1. the lifecycle of gaming products are generally much shorter than say, traditional industries. Most games are forgotten in a matter of months, and within a matter of a year or two are generally gone from the public consciousness. (The exception being sequels)
2. processing the amount of information to make truly sophisiticated marketing decisions takes a lot of time and a lot money.
3. gaming industry research and gaming academia are still by comparison in it's infant stages. The article talking about Zynga and social gaming last week allude to an important fact: most game publishers out there have never actually gone ahead and performed truly comprehensive market research, relying mostly on traditionally developed and confirmed markets as their targets. A lot of social gaming devs are now starting to collect matrix on the subject but it is still for the most part, just a small corner of the entire picture.
Points 2 and 3 are particularly important since the implication is that research companies out there specialized in the gaming industry have yet to truly mature and assimilate everything into the marketing model.
i.e. if you talk about the auto industry, you can see that each individual vehicle released by each individual company probably has an entire market analysis behind it that talks about not just spending habits and feature lists, but more on the notion of lifestyle choices, customer emotional values, and a whole host of other factors that can go VERY indepth.
But look at what 99% of the games out there, and generally the emotional value delivered from one to another are more or less similar to one another.

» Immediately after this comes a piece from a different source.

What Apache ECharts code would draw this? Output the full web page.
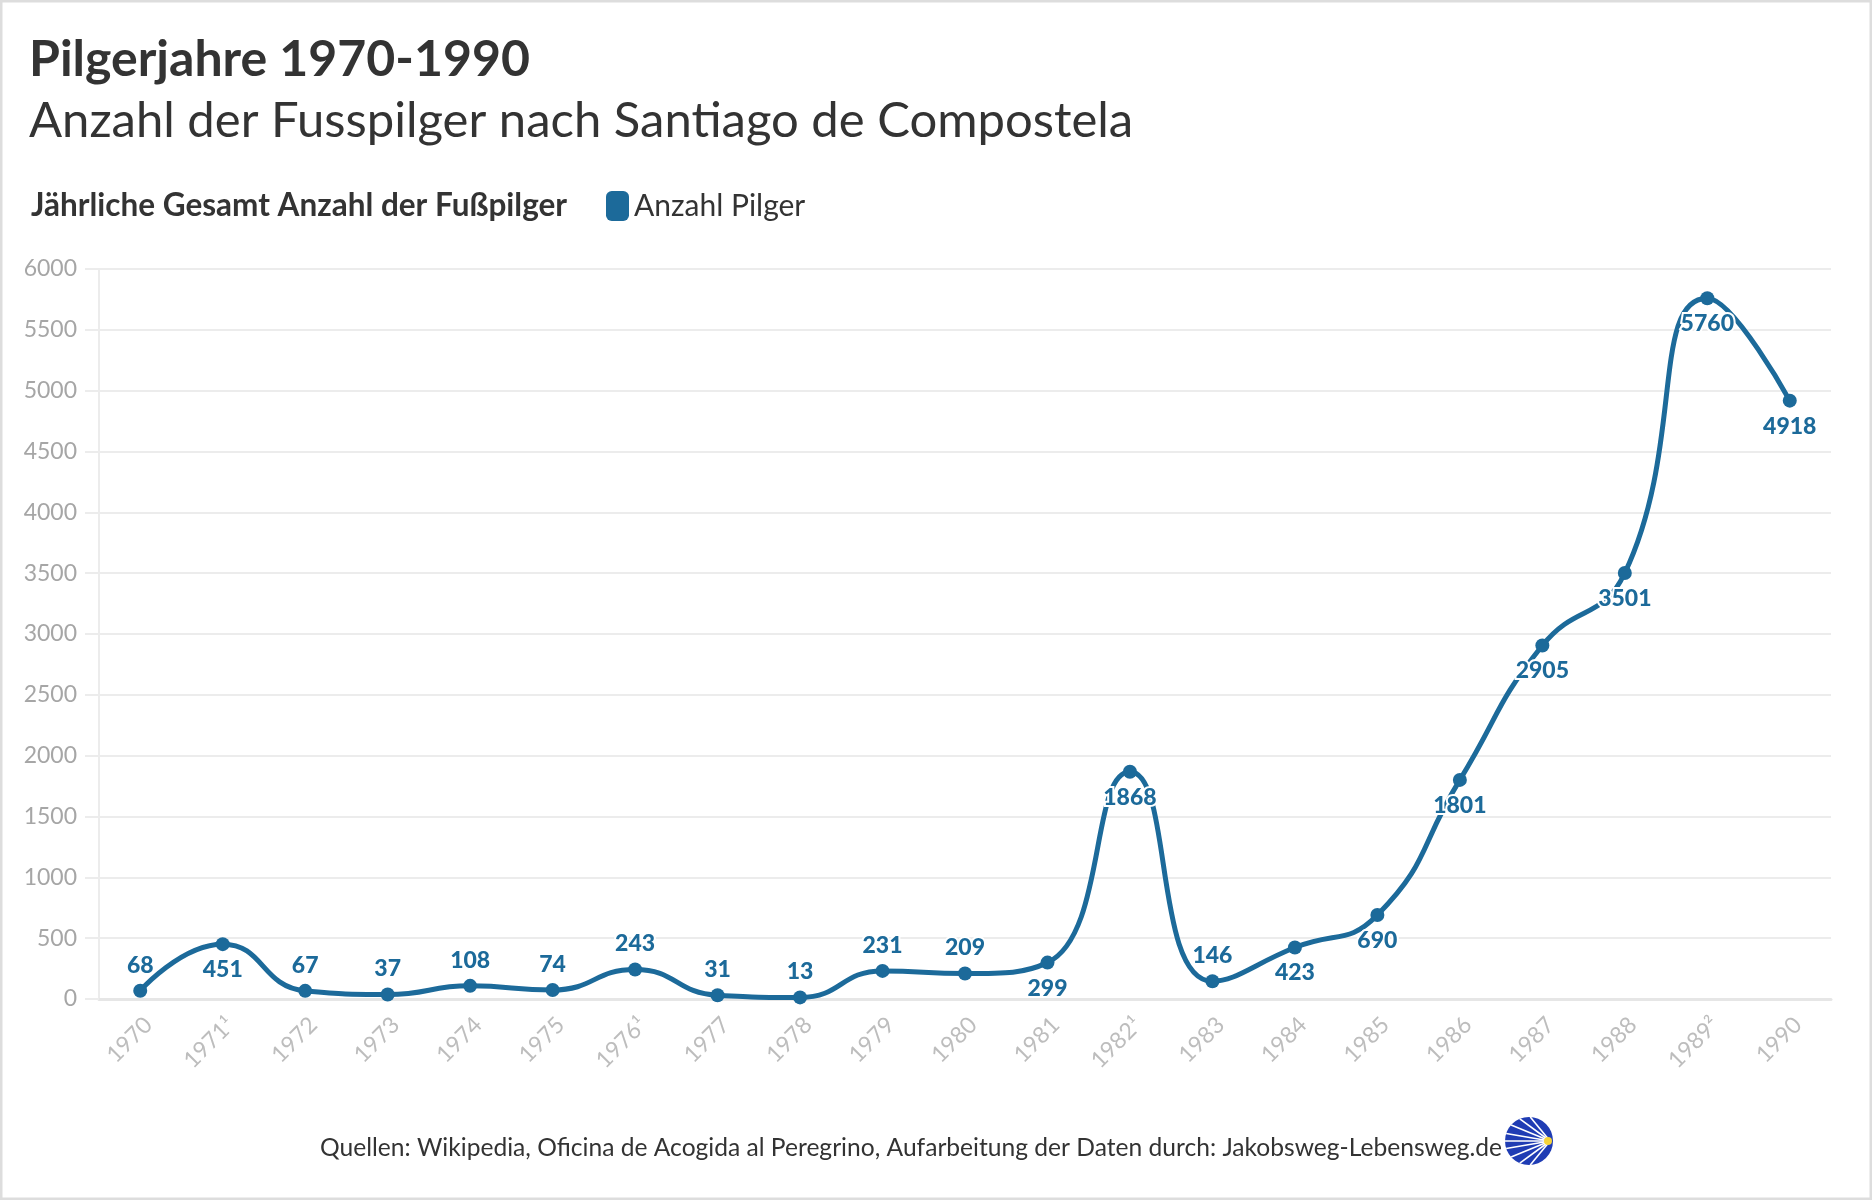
<!DOCTYPE html>
<html>
<head>
<meta charset="utf-8">
<script src="https://cdn.jsdelivr.net/npm/echarts@6/dist/echarts.min.js"></script>
<style>
html,body{margin:0;padding:0;background:#fff;}
#chart{width:1872px;height:1200px;}
</style>
</head>
<body>
<div id="chart"></div>
<script>
// ---- data ----
const years = ['1970','1971¹','1972','1973','1974','1975','1976¹','1977','1978','1979','1980','1981','1982¹','1983','1984','1985','1986','1987','1988','1989²','1990'];
const pilgrims = [68,451,67,37,108,74,243,31,13,231,209,299,1868,146,423,690,1801,2905,3501,5760,4918];
const yTicks = [0,500,1000,1500,2000,2500,3000,3500,4000,4500,5000,5500,6000];
const seriesName = 'Anzahl Pilger';

// label placement (style only)
const labelsBelow = ['1971¹','1981','1982¹','1984','1985','1986','1987','1988','1989²','1990'];

const BLUE = '#1c6a9a';
const FONT = 'Lato, "Noto Sans", sans-serif';

const chart = echarts.init(document.getElementById('chart'), null, {renderer:'canvas'});

const seriesData = pilgrims.map((v, i) => ({
  value: v,
  label: { position: labelsBelow.indexOf(years[i]) >= 0 ? 'bottom' : 'top' }
}));

// logo rays
const cx = 1529, cy = 1141, r = 24;
const fx = cx + r - 3, fy = cy;
const rays = [];
[-62,-45,-28,-12,0,12,28,45,62].forEach(a => {
  const ex = cx + r * Math.cos((180 + a*1.5) * Math.PI/180);
  const ey = cy + r * Math.sin((180 + a*1.5) * Math.PI/180);
  rays.push({type:'line', shape:{x1:fx, y1:fy, x2:ex, y2:ey}, style:{stroke:'#ffffff', lineWidth:1.6}});
});

chart.setOption({
  backgroundColor: '#ffffff',
  animation: false,
  title: [
    { text: 'Pilgerjahre 1970-1990', left: 24, top: 30,
      textStyle: { fontFamily: FONT, fontSize: 50, fontWeight: 'bold', color: '#333333' } },
    { text: 'Anzahl der Fusspilger nach Santiago de Compostela', left: 24, top: 92,
      textStyle: { fontFamily: FONT, fontSize: 49, fontWeight: 'normal', color: '#333333' } },
    { text: 'Jährliche Gesamt Anzahl der Fußpilger', left: 26, top: 185,
      textStyle: { fontFamily: FONT, fontSize: 31.5, fontWeight: 'bold', color: '#333333' } },
    { text: 'Quellen: Wikipedia, Oficina de Acogida al Peregrino, Aufarbeitung der Daten durch: Jakobsweg-Lebensweg.de',
      left: 315, top: 1131,
      textStyle: { fontFamily: FONT, fontSize: 24.6, fontWeight: 'normal', color: '#333333' } }
  ],
  legend: {
    left: 601, top: 186,
    icon: 'roundRect',
    itemWidth: 23, itemHeight: 30,
    itemGap: 10,
    textStyle: { fontFamily: FONT, fontSize: 30, color: '#333333' },
    data: [seriesName]
  },
  grid: { left: 99, right: 41, top: 269, bottom: 201, containLabel: false },
  xAxis: {
    type: 'category',
    data: years,
    boundaryGap: true,
    axisLine: { lineStyle: { color: '#e6e6e6', width: 3 } },
    axisTick: { alignWithLabel: true, length: 16, lineStyle: { color: '#e6e6e6', width: 2 } },
    axisLabel: { interval: 0, rotate: 45, margin: 14, verticalAlign: 'top',
      color: '#bdbdbd', fontFamily: FONT, fontSize: 23 },
    splitLine: { show: false }
  },
  yAxis: {
    type: 'value',
    min: 0, max: 6000, interval: 500,
    axisLine: { show: true, lineStyle: { color: '#ececec', width: 2 } },
    axisTick: { show: true, length: 14, lineStyle: { color: '#ececec', width: 2 } },
    axisLabel: { margin: 22, color: '#a6a6a6', fontFamily: FONT, fontSize: 23,
      formatter: v => yTicks.indexOf(v) >= 0 ? String(v) : '' },
    splitLine: { lineStyle: { color: '#ececec', width: 2 } }
  },
  series: [{
    name: seriesName,
    type: 'line',
    smooth: 0.5,
    data: seriesData,
    color: BLUE,
    symbol: 'circle',
    symbolSize: 14,
    lineStyle: { color: BLUE, width: 5 },
    itemStyle: { color: BLUE },
    label: {
      show: true, distance: 7,
      color: BLUE, fontFamily: FONT, fontWeight: 900, fontSize: 23,
      textBorderColor: '#ffffff', textBorderWidth: 4
    }
  }],
  graphic: [
    { type: 'rect', shape: { x: 1, y: 1, width: 1870, height: 1198 },
      style: { fill: 'none', stroke: '#dddddd', lineWidth: 3 }, z: 100 },
    { type: 'group', children: [
      { type: 'circle', shape: { cx: cx, cy: cy, r: r }, style: { fill: '#1f3cb4' } },
      ...rays,
      { type: 'circle', shape: { cx: fx - 2, cy: fy, r: 4 }, style: { fill: '#f5d33a' } }
    ]}
  ]
});
</script>
</body>
</html>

They are still sitting on crunching numbers as opposed to synthesizing that with emotional impact.
Incidentally, this is also why gaming narrative is often awful and game publishers will favor sequels over original content. they just don't have enough to go on.
Focus grouping, laugh all you want, is actually an entirely valid way of getting feedback on a game. But more often than not, it is not used extensively enough.
And I'm not even sure most game publishers would ever run a test marketing before launching a product.